Look, I know this Yankees lineup is missing some key bats in Giancarlo Stanton, Gleyber Torres, and Aaron Hicks. Instead, we’re seeing the likes of Ryan LaMarre and Tyler Wade starting. But that’s really no excuse to go down quietly against a pitcher with these underlying metrics:
Again, it’s not like the Yankees were hitting rockets right at the defenders. Zimmermann had the hitters off-balance all afternoon. Not only did he induce a ton of weak contact, but he also picked up six strikeouts. Simply put, the Yankees’ offense has to do better. Did the Yankees secretly trade Montgomery for Zimmermann today? Because the performances those two gave would have been expected from the opposite pitcher going into this game.
Clint giveth, and Clint taketh away. Hey, it was great to see Clint Frazier go yard after Matt’s in-depth piece on the failings of the Yankees’ left field situation this morning (yes, Clint played right field today but that was because Aaron Judge DH’d).
Unfortunately, Frazier helped give a run back in the bottom half of the first inning. The Mountcastle double, which I mentioned earlier, wasn’t necessarily an easy play to make, but it’s also one that should be made more often than not. Per Statcast, this had a 60 percent catch probability (courtesy of Seth Rothman):
So instead of recording the third out and finishing the inning up 4-0, the Orioles stayed alive to score twice. You can see that he took a bit of a circuitous route too.
Frazier has been pretty bad defensively this season, akin to what we saw earlier in his career and absolutely nothing like last season when he deservedly was a Gold Glove finalist. Some year-over-year defensive stats to consider:
|Outfielder Jump (percentile)||62nd||1st|
|Expected – Actual Catch %||+2||-10|
|Feet covered (feet)||33.8||29.7|
So Frazier has gone from one of the better corner outfielders in 2020 to *the worst* in 2021, per Statcast.
In fairness to Frazier, he made a heck of a diving catch in the 7th inning. We have seen him make some spectacular diving plays this season. But what we’re missing from him is consistency in the outfield corners.
Clint Frazier's catch in the 7th inning had a catch probability of 25%.— Katie Sharp (@ktsharp) May 16, 2021
That's a 5-star catch for him. Its the first 5-star catch of his career. https://t.co/O2dvDnF6Qh
Great play aside, if Clint’s defense was more in line (even with some regression) to last season, I probably would have given him a pass for not coming up with Mountcastle’s fly ball. But at this point, the numbers and eye test are telling a not-so-good story. Not even a few highlight reel diving plays can prop up his numbers.
Last year was such a revelation for Frazier, but this season has been nothing short of disappointing.

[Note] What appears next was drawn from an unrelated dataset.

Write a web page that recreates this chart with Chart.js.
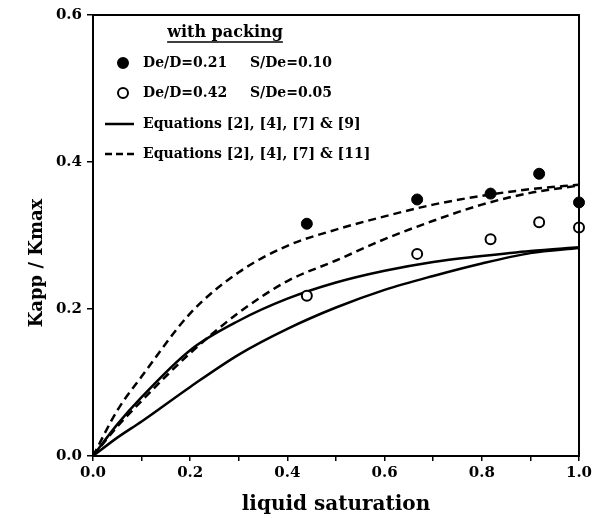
<!DOCTYPE html>
<html>
<head>
<meta charset="utf-8">
<script src="https://cdn.jsdelivr.net/npm/chart.js@4.4.1/dist/chart.umd.min.js"></script>
<style>
  html, body { margin: 0; padding: 0; background: #fff; }
  #wrap { width: 599px; height: 518px; }
</style>
</head>
<body>
<div id="wrap"><canvas id="kappChart" width="599" height="518"></canvas></div>
<script>
// liquid saturation grid for the model curves
const satGrid = [0, 0.05, 0.1, 0.2, 0.3, 0.4, 0.5, 0.6, 0.7, 0.8, 0.9, 1.0];
// Equations [2], [4], [7] & [9] (solid), two packings
const eq9Upper = [0, 0.043, 0.080, 0.144, 0.184, 0.214, 0.236, 0.252, 0.264, 0.272, 0.279, 0.284];
const eq9Lower = [0, 0.025, 0.047, 0.094, 0.138, 0.173, 0.202, 0.226, 0.245, 0.262, 0.276, 0.283];
// Equations [2], [4], [7] & [11] (dashed)
const eq11Upper = [0, 0.062, 0.108, 0.194, 0.250, 0.286, 0.308, 0.326, 0.342, 0.354, 0.363, 0.369];
const eq11Lower = [0, 0.040, 0.075, 0.140, 0.195, 0.238, 0.266, 0.295, 0.320, 0.342, 0.358, 0.368];

// measured points
const measuredSat = [0.44, 0.667, 0.818, 0.918, 1.0];
const kappFilled = [0.316, 0.349, 0.357, 0.384, 0.345];   // De/D=0.21 S/De=0.10
const kappOpen = [0.218, 0.275, 0.295, 0.318, 0.311];     // De/D=0.42 S/De=0.05

const yTitle = 'Kapp / Kmax';
const legendTitle = 'with packing';
const legendRows = [
    ['De/D=0.21', 'S/De=0.10'],
    ['De/D=0.42', 'S/De=0.05'],
    ['Equations [2], [4], [7] & [9]'],
    ['Equations [2], [4], [7] & [11]']
];

const serif = '"DejaVu Serif", "Liberation Serif", serif';

function pts(xs, ys) {
    return xs.map((x, i) => ({ x: x, y: ys[i] }));
}

function curve(ys, dashed) {
    return {
        data: pts(satGrid, ys),
        showLine: true,
        borderColor: '#000',
        borderWidth: 2.5,
        borderDash: dashed ? [8, 5] : [],
        pointRadius: 0,
        cubicInterpolationMode: 'monotone',
        order: 2
    };
}

// box round the plot, y title and the legend inside the plot area
const framePlugin = {
    id: 'frame',
    afterDraw(chart) {
        const ctx = chart.ctx;
        const a = chart.chartArea;
        ctx.save();
        ctx.strokeStyle = '#000';
        ctx.lineWidth = 2;
        ctx.strokeRect(a.left, a.top, a.right - a.left, a.bottom - a.top);

        ctx.fillStyle = '#000';
        ctx.textBaseline = 'middle';

        // y axis title (sits a little below the middle in the original)
        ctx.save();
        ctx.translate(37, 263);
        ctx.rotate(-Math.PI / 2);
        ctx.font = 'bold 18px ' + serif;
        ctx.textAlign = 'center';
        ctx.fillText(yTitle, 0, 0);
        ctx.restore();

        // legend title
        ctx.font = 'bold 16px ' + serif;
        ctx.textAlign = 'center';
        ctx.fillText(legendTitle, 225, 33);
        const tw = ctx.measureText(legendTitle).width;
        ctx.lineWidth = 1.5;
        ctx.beginPath();
        ctx.moveTo(225 - tw / 2, 42);
        ctx.lineTo(225 + tw / 2, 42);
        ctx.stroke();

        ctx.font = 'bold 14px ' + serif;
        ctx.textAlign = 'left';
        const rowY = [63, 93, 124, 154];
        legendRows.forEach((row, i) => {
            const y = rowY[i];
            if (i < 2) {
                ctx.beginPath();
                ctx.arc(123, y, 5, 0, Math.PI * 2);
                ctx.fillStyle = i === 0 ? '#000' : '#fff';
                ctx.fill();
                ctx.lineWidth = 2;
                ctx.stroke();
                ctx.fillStyle = '#000';
                ctx.fillText(row[0], 143, y);
                ctx.fillText(row[1], 250, y);
            } else {
                ctx.lineWidth = 2.5;
                ctx.setLineDash(i === 2 ? [] : [7, 4]);
                ctx.beginPath();
                ctx.moveTo(105, y);
                ctx.lineTo(134, y);
                ctx.stroke();
                ctx.setLineDash([]);
                ctx.fillText(row[0], 143, y);
            }
        });
        ctx.restore();
    }
};

const ctx = document.getElementById('kappChart').getContext('2d');
const kappChart = new Chart(ctx, {
    type: 'scatter',
    data: {
        datasets: [
            {
                data: pts(measuredSat, kappFilled),
                pointRadius: 5.5,
                pointBackgroundColor: '#000',
                pointBorderColor: '#000',
                pointBorderWidth: 1,
                clip: false,
                order: 0
            },
            {
                data: pts(measuredSat, kappOpen),
                pointRadius: 5,
                pointBackgroundColor: '#fff',
                pointBorderColor: '#000',
                pointBorderWidth: 2,
                clip: false,
                order: 0
            },
            curve(eq9Upper, false),
            curve(eq9Lower, false),
            curve(eq11Upper, true),
            curve(eq11Lower, true)
        ]
    },
    options: {
        responsive: false,
        animation: false,
        layout: { padding: { left: 0, right: 20, top: 15, bottom: 0 } },
        plugins: { legend: { display: false }, tooltip: { enabled: false } },
        scales: {
            x: {
                type: 'linear',
                min: 0,
                max: 1,
                afterFit: s => { s.height = 62; },
                border: { display: true, color: '#000', width: 2 },
                grid: { display: true, drawOnChartArea: false, drawTicks: true, tickLength: 5, color: '#000', lineWidth: 1.5 },
                ticks: {
                    stepSize: 0.1,
                    padding: 3,
                    color: '#000',
                    font: { family: serif, size: 15, weight: 'bold' },
                    maxRotation: 0,
                    autoSkip: false,
                    callback: v => (Math.round(v * 10) % 2 === 0 ? v.toFixed(1) : '')
                },
                title: {
                    display: true,
                    text: 'liquid saturation',
                    color: '#000',
                    font: { family: serif, size: 20, weight: 'bold' },
                    padding: { top: 0, bottom: 1 }
                }
            },
            y: {
                min: 0,
                max: 0.6,
                afterFit: s => { s.width = 93; },
                border: { display: true, color: '#000', width: 2 },
                grid: { display: true, drawOnChartArea: false, drawTicks: true, tickLength: 6, color: '#000', lineWidth: 1.5 },
                ticks: {
                    stepSize: 0.2,
                    padding: 5,
                    color: '#000',
                    font: { family: serif, size: 15, weight: 'bold' },
                    callback: v => v.toFixed(1)
                },
                title: { display: false }
            }
        }
    },
    plugins: [framePlugin]
});
</script>
</body>
</html>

It constantly feels like he’s taking one step forward and two steps back. On Friday, as you may recall, he made a baserunning gaffe after ripping a single to left field. Today, it’s turning a potential third out of an inning into a hit right after Frazier drilled a homer.
- Mike King (two innings, one run) and Lucas Luetge (one inning, no runs) did a fine job in relief of Montgomery.
- Unfortunately, Wandy Peralta finally had a poor showing with the Yankees. The two-run homer he gave up to Maikel Franco in the 8th made this one 8-5.
- Luis Cessa coughed up two more runs in the ninth with the rain coming down hard. It effectively put this one out of reach, if Peralta’s work hadn’t done so already.
- DJ LeMahieu singled in the Yankees’ sixth run of the game in the top of the ninth against César Valdez.
- Judge’s homer was his 12th of the year, tied for the major league lead. It’s also his seventh homer against the Orioles this season. He’s going full 2019 Gleyber vs. the Orioles, huh?
Next up: four with the Rangers in Texas, starting tomorrow. Enjoy the rest of your weekend, all.